Illinois judge rebuffs prolific folk-law filer

Mr. Wemple’s various lawsuits have named as defendants all Illinois judicial circuits as well as, more recently, “the Illinois State Bar Association and all of its members,” for conscripting him into a legal process that is “defective and unsafe for its intended purpose in that it generates degeneration financially, psychologically and/or physically.” One of his filings charged the state bar association with “treason” of sundry varieties, not a well-formed complaint since “treason is a criminal offense, not a basis for a civil lawsuit.” A no-longer-patient judge has ordered him added “to the list of ‘restricted filers’ (sometimes called ‘vexatious litigants’) who typically must seek leave before filing anything (and pay fees up front) because of this sort of history.” [Lowering the Bar]

Costs of criticizing a physician

The defendant in the Duluth doctor-rating defamation case that we recounted here and here “told the Star Tribune he spent the equivalent of two years’ income, some of which he had to borrow from relatives who supplied the money by raiding their retirement funds.” The Minnesota Supreme Court eventually ruled that his comments were protected opinion. The doctor/plaintiff, for his part, spent $60,000 pursuing the suit. [Twin Cities Business]
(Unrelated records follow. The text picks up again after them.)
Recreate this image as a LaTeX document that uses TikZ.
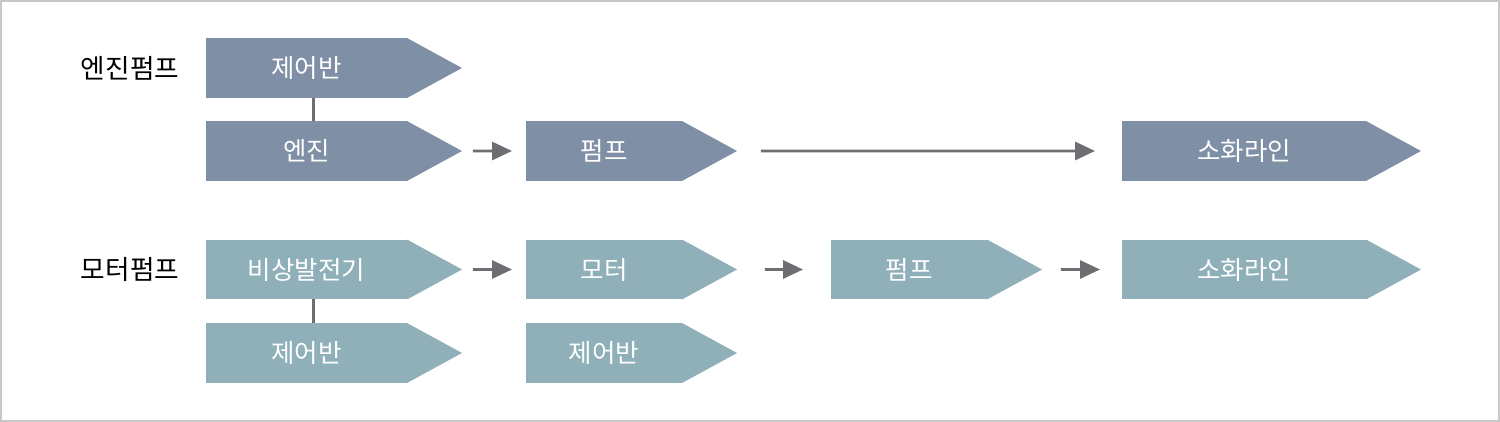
\documentclass[tikz,border=0pt]{standalone}
\usepackage{fontspec}
\setmainfont{Noto Sans CJK KR}
\usetikzlibrary{arrows.meta}
\definecolor{enginecol}{HTML}{7F8FA6}
\definecolor{motorcol}{HTML}{8FB0B9}
\definecolor{flowcol}{HTML}{6D6E71}
\definecolor{framecol}{HTML}{C8C8C8}
\begin{document}
\begin{tikzpicture}[x=0.02cm, y=-0.02cm,
  box/.style={rectangle, minimum height=1.2cm, inner sep=0pt, outer sep=0pt, text=white, font=\fontsize{14.5}{16}\selectfont},
  ebox/.style={box, fill=enginecol},
  mbox/.style={box, fill=motorcol},
  flow/.style={draw=flowcol, line width=1.7pt, -{Triangle[length=0.4cm, width=0.36cm]}},
  link/.style={draw=flowcol, line width=1.5pt},
  rowlabel/.style={font=\fontsize{15.2}{17}\selectfont}]
\useasboundingbox (0,0) rectangle (1500,422);
\draw[framecol, line width=1.2pt] (1,1) rectangle (1499,421);

% Engine pump
\node[rowlabel] (elabel) at (130,68) {엔진펌프};
\node[ebox, minimum width=4.02cm] (ectl) at (306.5,68) {제어반};
\node[ebox, minimum width=4.02cm] (eng) at (306.5,151) {엔진};
\node[ebox, minimum width=3.12cm] (epump) at (604,151) {펌프};
\node[ebox, minimum width=4.88cm] (eline) at (1244,151) {소화라인};
\foreach \n in {ectl,eng,epump,eline}
  \fill[enginecol] (\n.north east) -- ++(55,30) coordinate (\n-tip) -- (\n.south east) -- cycle;

% Motor pump
\node[rowlabel] (mlabel) at (130,270) {모터펌프};
\node[mbox, minimum width=4.02cm] (gen) at (306.5,269.5) {비상발전기};
\node[mbox, minimum width=4.02cm] (gctl) at (306.5,353) {제어반};
\node[mbox, minimum width=3.12cm] (motor) at (604,269.5) {모터};
\node[mbox, minimum width=3.12cm] (mctl) at (604,353) {제어반};
\node[mbox, minimum width=3.12cm] (mpump) at (909,269.5) {펌프};
\node[mbox, minimum width=4.88cm] (mline) at (1244,269.5) {소화라인};
\foreach \n in {gen,gctl,motor,mctl,mpump,mline}
  \fill[motorcol] (\n.north east) -- ++(55,30) coordinate (\n-tip) -- (\n.south east) -- cycle;

\draw[link] ([xshift=0.14cm]ectl.south) -- ([xshift=0.14cm]eng.north);
\draw[link] ([xshift=0.14cm]gen.south) -- ([xshift=0.14cm]gctl.north);

\draw[flow, shorten <=0.22cm, shorten >=0.28cm] (eng-tip) -- (epump.west);
\draw[flow, shorten <=0.48cm, shorten >=0.54cm] (epump-tip) -- (eline.west);
\draw[flow, shorten <=0.22cm, shorten >=0.28cm] (gen-tip) -- (motor.west);
\draw[flow, shorten <=0.56cm, shorten >=0.56cm] (motor-tip) -- (mpump.west);
\draw[flow, shorten <=0.38cm, shorten >=0.44cm] (mpump-tip) -- (mline.west);
\end{tikzpicture}
\end{document}
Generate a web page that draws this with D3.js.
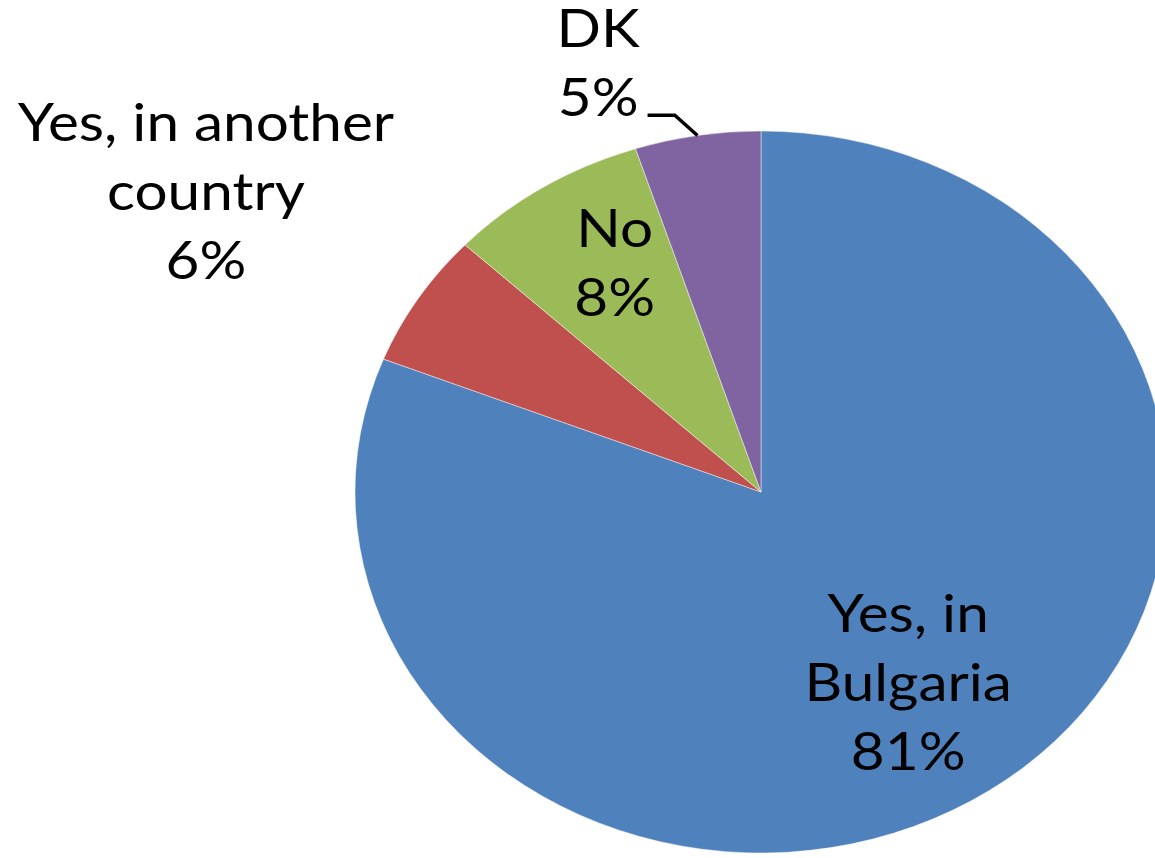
<!DOCTYPE html>
<html>
<head>
<meta charset="utf-8">
<script src="https://cdn.jsdelivr.net/npm/d3@7/dist/d3.min.js"></script>
<style>
  html, body { margin: 0; padding: 0; background: #fff; }
  svg { display: block; }
</style>
</head>
<body>
<svg id="chart" width="1155" height="858"></svg>
<script>
// Survey answers and their shares (percent)
const categories = ["Yes, in Bulgaria", "Yes, in another country", "No", "DK"];
const values = [81, 6, 8, 5];
const labelLines = [
  ["Yes, in", "Bulgaria", "81%"],
  ["Yes, in another", "country", "6%"],
  ["No", "8%"],
  ["DK", "5%"]
];
const colors = ["#4F81BD", "#C0504D", "#9BBB59", "#8064A2"];

// Layout
const W = 1155, H = 858;
const cx = 761, cy = 492;
const rx = 406, ry = 361;          // the pie is drawn slightly wider than tall
const stretch = rx / ry;
const fontSize = 52, lineH = 69;
// label placement: radial factor and angular shift (degrees) from slice mid-angle
const labelPos = [
  { f: 0.64, shift: -0.3 },
  { f: 1.60, shift: -1.1 },
  { f: 0.73, shift: 2.8 },
  { f: 1.254, shift: -9.65 }
];

const svg = d3.select("#chart");

const pie = d3.pie().sort(null).value(d => d)(values);
const arc = d3.arc().innerRadius(0).outerRadius(ry);

const g = svg.append("g")
  .attr("transform", `translate(${cx},${cy}) scale(${stretch},1)`);

g.selectAll("path")
  .data(pie)
  .join("path")
  .attr("d", arc)
  .attr("fill", (d, i) => colors[i])
  .attr("stroke", "rgba(255,255,255,0.45)")
  .attr("stroke-width", 1)
  .attr("vector-effect", "non-scaling-stroke");

// point on the (elliptical) pie at a given angle and radial factor
function pt(angle, f) {
  return [cx + Math.sin(angle) * f * rx, cy - Math.cos(angle) * f * ry];
}

const labels = svg.append("g")
  .attr("font-family", "Lato, 'Open Sans', sans-serif")
  .attr("font-size", fontSize)
  .attr("fill", "#000");

const blocks = [];
pie.forEach((d, i) => {
  const mid = (d.startAngle + d.endAngle) / 2 + labelPos[i].shift * Math.PI / 180;
  const [x, y] = pt(mid, labelPos[i].f);
  const lines = labelLines[i];
  const t = labels.append("text")
    .attr("text-anchor", "middle")
    .attr("transform", `translate(${x},${y}) scale(${stretch},1)`);
  lines.forEach((ln, k) => {
    t.append("tspan")
      .attr("x", 0)
      .attr("y", (k - (lines.length - 1) / 2) * lineH + fontSize * 0.35)
      .text(ln);
  });
  blocks.push({ x, y, text: t, lines });
});

// leader line for the small DK slice
const dk = pie[3];
const dkMid = (dk.startAngle + dk.endAngle) / 2;
const start = pt(dkMid, 1.0);
const elbow = pt(dkMid - 2.5 * Math.PI / 180, 1.065);
const lastSpan = blocks[3].text.selectAll("tspan").nodes().slice(-1)[0];
const halfW = lastSpan.getComputedTextLength() * stretch / 2;
const endX = blocks[3].x + halfW + 9;
svg.append("path")
  .attr("d", d3.line()([start, elbow, [endX, elbow[1]]]))
  .attr("fill", "none")
  .attr("stroke", "#000")
  .attr("stroke-width", 3.5);
</script>
</body>
</html>
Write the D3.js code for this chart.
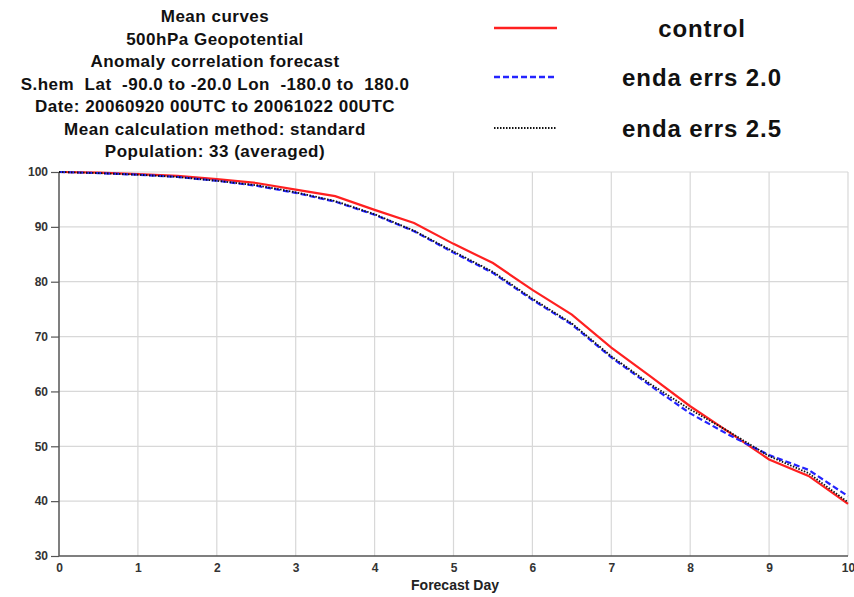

The same article, a “Lawsuits of the Year 2013” feature, also recounts how a couple under the influence of “sovereign citizen” teachings “filed more than $250 billion in liens, and other claims, against those they considered the cause of their problems, including [Hennepin County Sheriff Rich] Stanek, county attorneys and other court officials. The liens were filed against vehicles, houses and even mineral rights.” When Stanek went to refinance his property, he discovered he had been hit with $25 million in liens which took “several years” to remove entirely. The husband of the couple was sent to prison.